Docieramy tu wreszcie do głównej myśli. Po głębszej analizie specyfikacji, a także mając na uwadze legendarną wręcz wydajność softu, nie wiem czy jednak nie wycofać się ze wczorajszej deklaracji i nie zachęcać żony do postawienia na siódmego iPhone’a. Mamy tu typowy obraz użytkownika, który surfuje po sieci, gra w kilka gier, pisze SMS-y i dzwoni. Takich osób jest od groma, zaryzykuję stwierdzenie, że to lwia część segmentu, w który mierzy Apple.
Po co tym wszystkim osobom szklane plecki, ulepszony procesor czy wydajniejsza grafika? Przecież zgodnie z polityką firmy, zarówno iPhone 7, jak i starsze generacje dostaną dokładnie te same aktualizacje oprogramowania, wszystkie te urządzenia działają bajecznie płynnie, a ich bryła – w ogólnym rozrachunku – niemal nie różni się względem siebie. iPhone to telefon przewidywalny, co jest jego największą siłą i słabością jednocześnie.
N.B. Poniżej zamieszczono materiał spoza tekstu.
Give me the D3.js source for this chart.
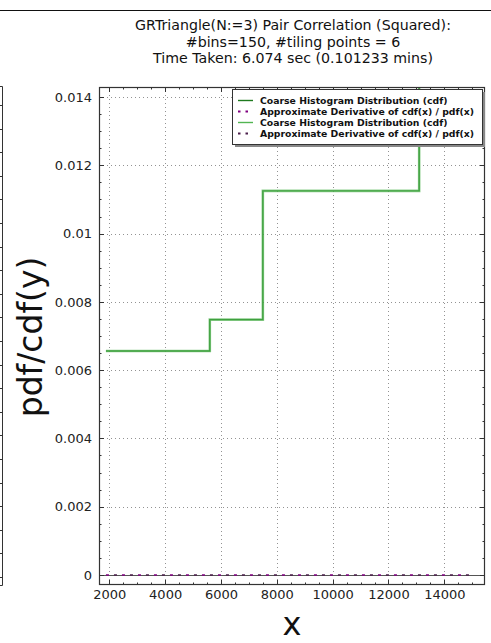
<!DOCTYPE html>
<html>
<head>
<meta charset="utf-8">
<script src="https://cdn.jsdelivr.net/npm/d3@7"></script>
<style>
  html, body { margin: 0; padding: 0; background: #fff; }
  svg { display: block; font-family: "DejaVu Sans", sans-serif; }
</style>
</head>
<body>
<svg id="chart" width="491" height="643"></svg>
<script>
// ---- data ----
const titleLines = ["GRTriangle(N:=3) Pair Correlation (Squared):", "#bins=150, #tiling points = 6", "Time Taken: 6.074 sec (0.101233 mins)"];
const stepX = [1880, 5600, 7500, 13100, 15040];        // step edges
const cdfCoarse = [0.00656, 0.00748, 0.01125, 0.0168]; // level for each step
const derivX = [1880, 15040];
const derivY = [0, 0];
const xTicks = [2000, 4000, 6000, 8000, 10000, 12000, 14000];
const yTicks = [0, 0.002, 0.004, 0.006, 0.008, 0.01, 0.012, 0.014];
const yTickLabels = ["0", "0.002", "0.004", "0.006", "0.008", "0.01", "0.012", "0.014"];
const legendLabels = ["Coarse Histogram Distribution (cdf)", "Approximate Derivative of cdf(x) / pdf(x)", "Coarse Histogram Distribution (cdf)", "Approximate Derivative of cdf(x) / pdf(x)"];
const leftPanelTicks = d3.range(0, 21); // ticks of the neighbouring (cropped) panel

// ---- layout ----
const svg = d3.select("#chart");
const L = 99, R = 485, T = 87, B = 585;
const x = d3.scaleLinear().domain([1631, 15458]).range([L, R]);
const y = d3.scaleLinear().domain([-0.000293, 0.014293]).range([B, T]);
const axisColor = "#333";

// top line of a panel above
svg.append("line").attr("x1", 0).attr("x2", 491).attr("y1", 10.5).attr("y2", 10.5)
  .attr("stroke", "#111").attr("stroke-width", 1.2);

// cropped neighbouring panel on the left
const lp = d3.scaleLinear().domain([0, 20]).range([577, 105]);
svg.append("path").attr("d", `M0,${86.5}H2.5V${585.5}H0`).attr("fill", "none").attr("stroke", axisColor).attr("stroke-width", 1);
svg.append("g").selectAll("line").data(leftPanelTicks).join("line")
  .attr("x1", 0).attr("x2", 2.5).attr("y1", d => Math.round(lp(d)) + 0.5).attr("y2", d => Math.round(lp(d)) + 0.5)
  .attr("stroke", axisColor);

// title
svg.append("g").selectAll("text").data(titleLines).join("text")
  .attr("x", 293).attr("y", (d, i) => 30 + i * 16.6)
  .attr("text-anchor", "middle").attr("font-size", 14.2).attr("fill", "#111").text(d => d);

// clip
svg.append("clipPath").attr("id", "clip").append("rect").attr("x", L).attr("y", T).attr("width", R - L).attr("height", B - T);

// grid
const grid = svg.append("g").attr("stroke", "#777").attr("stroke-width", 0.8).attr("stroke-dasharray", "1,3");
grid.selectAll(".gx").data(xTicks).join("line")
  .attr("x1", d => Math.round(x(d)) + 0.5).attr("x2", d => Math.round(x(d)) + 0.5).attr("y1", T).attr("y2", B);
grid.selectAll(".gy").data(yTicks).join("line")
  .attr("y1", d => Math.round(y(d)) + 0.5).attr("y2", d => Math.round(y(d)) + 0.5).attr("x1", L).attr("x2", R);

const plot = svg.append("g").attr("clip-path", "url(#clip)");

// zero line
plot.append("line").attr("x1", L).attr("x2", R).attr("y1", Math.round(y(0)) + 0.5).attr("y2", Math.round(y(0)) + 0.5)
  .attr("stroke", "#555").attr("stroke-width", 1);

// step data
const stepPts = [];
cdfCoarse.forEach((v, i) => { stepPts.push([stepX[i], v]); stepPts.push([stepX[i + 1], v]); });
const line = d3.line().x(d => x(d[0])).y(d => y(d[1]));

plot.append("path").datum(stepPts).attr("d", line).attr("fill", "none")
  .attr("stroke", "#1f7a1f").attr("stroke-width", 1.4);
plot.append("path").datum(stepPts).attr("d", line).attr("fill", "none")
  .attr("stroke", "#52b552").attr("stroke-width", 2.6).attr("stroke-opacity", 0.65);

const derivPts = derivX.map((d, i) => [d, derivY[i]]);
plot.append("path").datum(derivPts).attr("d", line).attr("fill", "none")
  .attr("stroke", "#800080").attr("stroke-width", 1.6).attr("stroke-dasharray", "3,13");
plot.append("path").datum(derivPts).attr("d", line).attr("fill", "none")
  .attr("stroke", "#4b1f4b").attr("stroke-width", 1.6).attr("stroke-dasharray", "3,13").attr("stroke-dashoffset", 8);

// axes (inward ticks, mirrored)
function ticksInward(g, scale, orient, major, minor) {
  const len = { major: 5, minor: 2.5 };
  const all = [...major.map(v => [v, len.major]), ...minor.map(v => [v, len.minor])];
  all.forEach(([v, l]) => {
    const p = Math.round(scale(v)) + 0.5;
    if (orient === "x") {
      g.append("line").attr("x1", p).attr("x2", p).attr("y1", B).attr("y2", B - l);
      g.append("line").attr("x1", p).attr("x2", p).attr("y1", T).attr("y2", T + l);
    } else {
      g.append("line").attr("y1", p).attr("y2", p).attr("x1", L).attr("x2", L + l);
      g.append("line").attr("y1", p).attr("y2", p).attr("x1", R).attr("x2", R - l);
    }
  });
}
const tg = svg.append("g").attr("stroke", axisColor).attr("stroke-width", 1);
const xMinor = d3.range(2000, 15458, 500).filter(v => v % 2000 !== 0);
const yMinor = d3.range(0, 0.0143, 0.0005).filter(v => Math.abs(v / 0.002 - Math.round(v / 0.002)) > 1e-6);
ticksInward(tg, x, "x", xTicks, xMinor);
ticksInward(tg, y, "y", yTicks, yMinor);

// d3 axes for labels (tick lines hidden)
const xAxis = d3.axisBottom(x).tickValues(xTicks).tickFormat(d3.format("d")).tickSize(0).tickPadding(5);
svg.append("g").attr("transform", `translate(0,${B})`).call(xAxis)
  .call(g => g.select(".domain").remove())
  .call(g => g.selectAll("text").attr("font-size", 13).attr("fill", "#222").attr("font-family", "DejaVu Sans"));
const yAxis = d3.axisLeft(y).tickValues(yTicks).tickFormat((d, i) => yTickLabels[i]).tickSize(0).tickPadding(7);
svg.append("g").attr("transform", `translate(${L},0)`).call(yAxis)
  .call(g => g.select(".domain").remove())
  .call(g => g.selectAll("text").attr("font-size", 13).attr("fill", "#222").attr("font-family", "DejaVu Sans"));

// frame
svg.append("rect").attr("x", L + 0.5).attr("y", T + 0.5).attr("width", R - L - 1).attr("height", B - T - 1)
  .attr("fill", "none").attr("stroke", axisColor).attr("stroke-width", 1.2);

// axis labels
svg.append("text").attr("x", 292).attr("y", 635).attr("text-anchor", "middle")
  .attr("font-size", 32).attr("fill", "#111").text("x");
svg.append("text").attr("transform", "translate(42,337) rotate(-90)").attr("text-anchor", "middle")
  .attr("font-size", 33).attr("fill", "#111").text("pdf/cdf(y)");

// legend
const lg = svg.append("g");
const lx = 232, ly = 89, lw = 250, lh = 55;
lg.append("rect").attr("x", lx + 3).attr("y", ly + 3).attr("width", lw).attr("height", lh).attr("fill", "#888");
lg.append("rect").attr("x", lx + 0.5).attr("y", ly + 0.5).attr("width", lw).attr("height", lh)
  .attr("fill", "#fff").attr("stroke", "#333").attr("stroke-width", 1);
const legColors = ["#1f7a1f", "#800080", "#52b552", "#4b1f4b"];
const legDash = [null, "2.5,5", null, "2.5,5"];
legendLabels.forEach((t, i) => {
  const yy = 100.5 + i * 11;
  lg.append("line").attr("x1", 238).attr("x2", 253).attr("y1", yy).attr("y2", yy)
    .attr("stroke", legColors[i]).attr("stroke-width", legDash[i] ? 1.8 : 1.4)
    .attr("stroke-dasharray", legDash[i]);
  lg.append("text").attr("x", 260).attr("y", yy + 3.3).attr("font-size", 9.3).attr("font-weight", "bold")
    .attr("fill", "#111").text(t);
});
</script>
</body>
</html>
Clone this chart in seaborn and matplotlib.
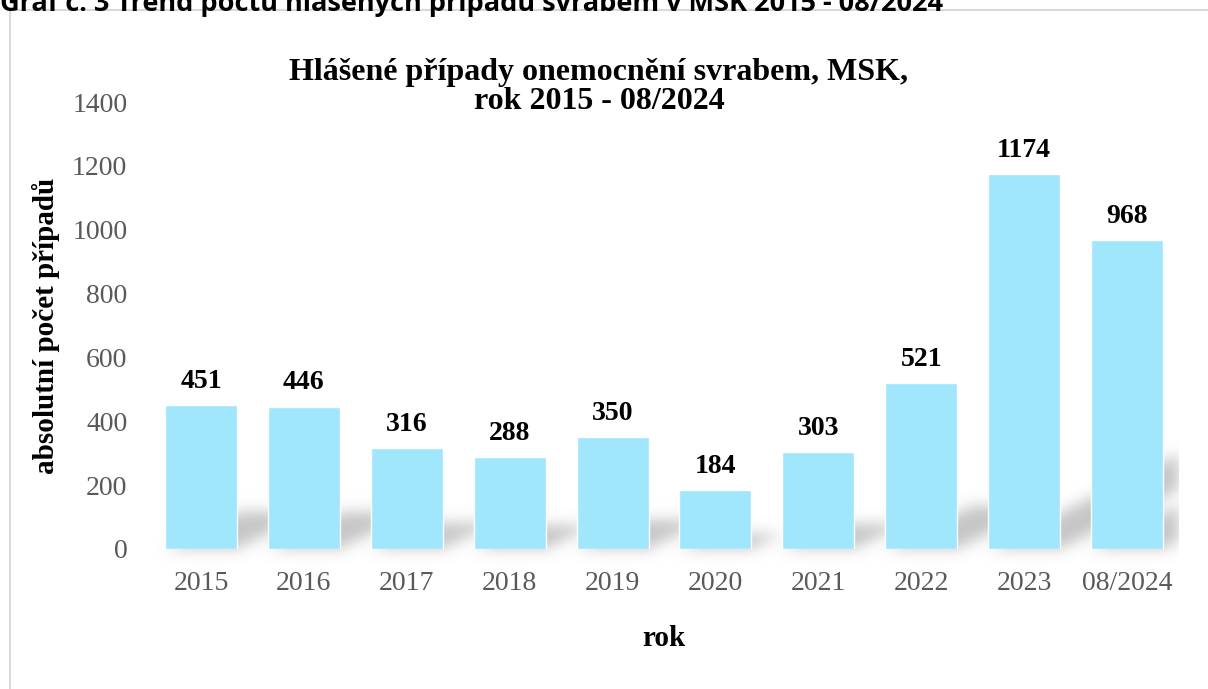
import matplotlib
matplotlib.use("Agg")
import numpy as np
import matplotlib.pyplot as plt
import seaborn as sns
import pandas as pd
from matplotlib.patches import Rectangle, Polygon
from matplotlib.collections import PatchCollection

categories = ["2015", "2016", "2017", "2018", "2019", "2020", "2021", "2022", "2023", "08/2024"]
values = [451, 446, 316, 288, 350, 184, 303, 521, 1174, 968]
yticks = [0, 200, 400, 600, 800, 1000, 1200, 1400]

sns.set_theme(style="white")
plt.rcParams['font.family'] = ['Liberation Serif', 'DejaVu Serif']

W, H = 1208, 689
fig = plt.figure(figsize=(W / 100, H / 100), dpi=100)
ax = fig.add_axes([149.5 / W, 1 - 549 / H, (1178.5 - 149.5) / W, (549 - 102) / H])

df = pd.DataFrame({"rok": categories, "pocet": values})
bar_width = 0.7
sns.barplot(data=df, x="rok", y="pocet", color="#A0E6FD", saturation=1, width=bar_width, ax=ax, zorder=3)

ax.set_ylim(0, 1400)
ax.set_xlim(-0.5, len(categories) - 0.5)


# soft slanted shadow cast by the bars (decorative), blurred with an agg filter
SHADOW_GRAY = 0.78


def gauss_blur(im, dpi):
    sigma = 7
    pad = 3 * sigma
    alpha = np.pad(im[:, :, 3], [(pad, pad), (pad, pad)], "constant")
    k = np.exp(-0.5 * (np.arange(-pad, pad + 1) / sigma) ** 2)
    k /= k.sum()
    alpha = np.apply_along_axis(lambda m: np.convolve(m, k, mode="same"), 0, alpha)
    alpha = np.apply_along_axis(lambda m: np.convolve(m, k, mode="same"), 1, alpha)
    out = np.empty(alpha.shape + (4,))
    out[:, :, 0:3] = SHADOW_GRAY
    out[:, :, 3] = np.clip(alpha, 0, 1)
    return out, -pad, -pad


px_per_unit_x = (1178.5 - 149.5) / len(categories)
px_per_unit_y = (549 - 102) / 1400
shadows = []
for i, v in enumerate(values):
    x0, x1 = i - bar_width / 2, i + bar_width / 2
    dy = 0.26 * v
    dx = 2.0 * dy * px_per_unit_y / px_per_unit_x
    shadows.append(Polygon([(x0, 0), (x1, 0), (x1 + dx, dy), (x0 + dx, dy)], closed=True))
pc = PatchCollection(shadows, facecolor="black", edgecolor="none", zorder=1)
pc.set_agg_filter(gauss_blur)
ax.add_collection(pc)
# hide the blurred spill past the right end of the plot area
ax.add_patch(Rectangle((1.0, -0.05), 0.1, 0.6, transform=ax.transAxes, facecolor="white",
                       edgecolor="none", clip_on=False, zorder=2))

ax.set_yticks(yticks)
ax.set_yticklabels([str(t) for t in yticks], fontsize=20, color="#595959")
ax.set_xticks(range(len(categories)))
ax.set_xticklabels(categories, fontsize=20, color="#595959")
ax.tick_params(axis="both", length=0)
ax.tick_params(axis="y", pad=16)
ax.tick_params(axis="x", pad=16)
for s in ax.spines.values():
    s.set_visible(False)

for i, v in enumerate(values):
    ax.annotate(str(v), (i, v), xytext=(0, 8), textcoords="offset points",
                ha="center", va="bottom", fontsize=20, fontweight="bold", color="black", zorder=4)

ax.set_xlabel("rok", fontsize=21, fontweight="bold", color="black", labelpad=21)
ax.set_ylabel("absolutní počet případů", fontsize=21, fontweight="bold", color="black", labelpad=9)

fig.text(599 / W, 1 - 87 / H, "Hlášené případy onemocnění svrabem, MSK,\nrok 2015 - 08/2024",
         ha="center", va="center", fontsize=23, fontweight="bold", color="black", linespacing=1.0)

# outer frame
fig.patches.append(Rectangle((10 / W, -0.01), 1.0, 1 - 10 / H + 0.01, transform=fig.transFigure,
                             fill=False, edgecolor="#D9D9D9", linewidth=1.5))

# caption cut off at the top edge, as in the source
fig.text(0.0, 1 - 11 / H, "Graf č. 3 Trend počtu hlášených případů svrabem v MSK 2015 - 08/2024",
         ha="left", va="baseline", fontsize=19.5, fontweight="bold", color="black",
         family=["Open Sans", "DejaVu Sans"])

fig.savefig("out.png", dpi=100)
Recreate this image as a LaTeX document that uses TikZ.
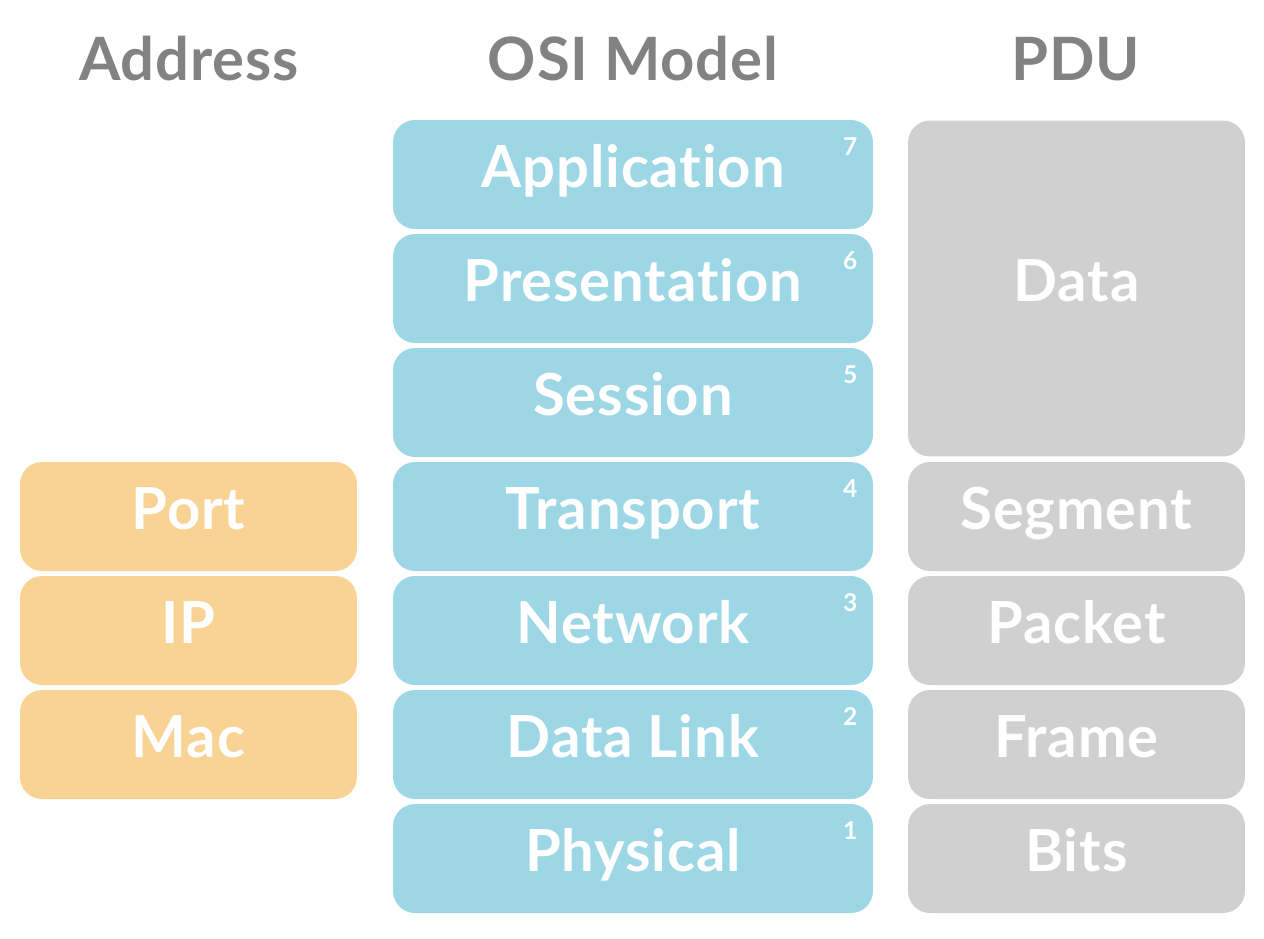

Nie patrzę w kierunku iPhone’a 8 także dlatego, że akurat w moim przypadku ta przewidywalność zdążyła się już przejeść. Z tego powodu odpuściłem sobie niedawno Xperie i chwilowo korzystam z innego urządzenia, które odważyło się wybiec do przodu designem i specyfikacją. Doceniam, że w tym roku miłośnicy Apple mają do dyspozycji model X, jednak tutaj wycena ociera się już o wartości astronomiczne dla przeciętnego Kowalskiego. Wątpliwe, aby urządzenie zawitało do operatorów, toteż iPhone X najpewniej będzie dla firmy po prostu wskazówką, wyznacznikiem zmian w kolejnych generacjach smartfonów z logo jabłuszka.
Apple po raz kolejny zrobiło robotę, smartfony sprzedają się w milionach egzemplarzy i dają Cookowi wiele milionów dolarów na koncie, jednak w chwili obecnej, poza logo i polityką aktualizacji (szanuję!) nie ma w tych urządzeniach absolutnie nic innowacyjnego i „emejzing”. Trochę szkoda.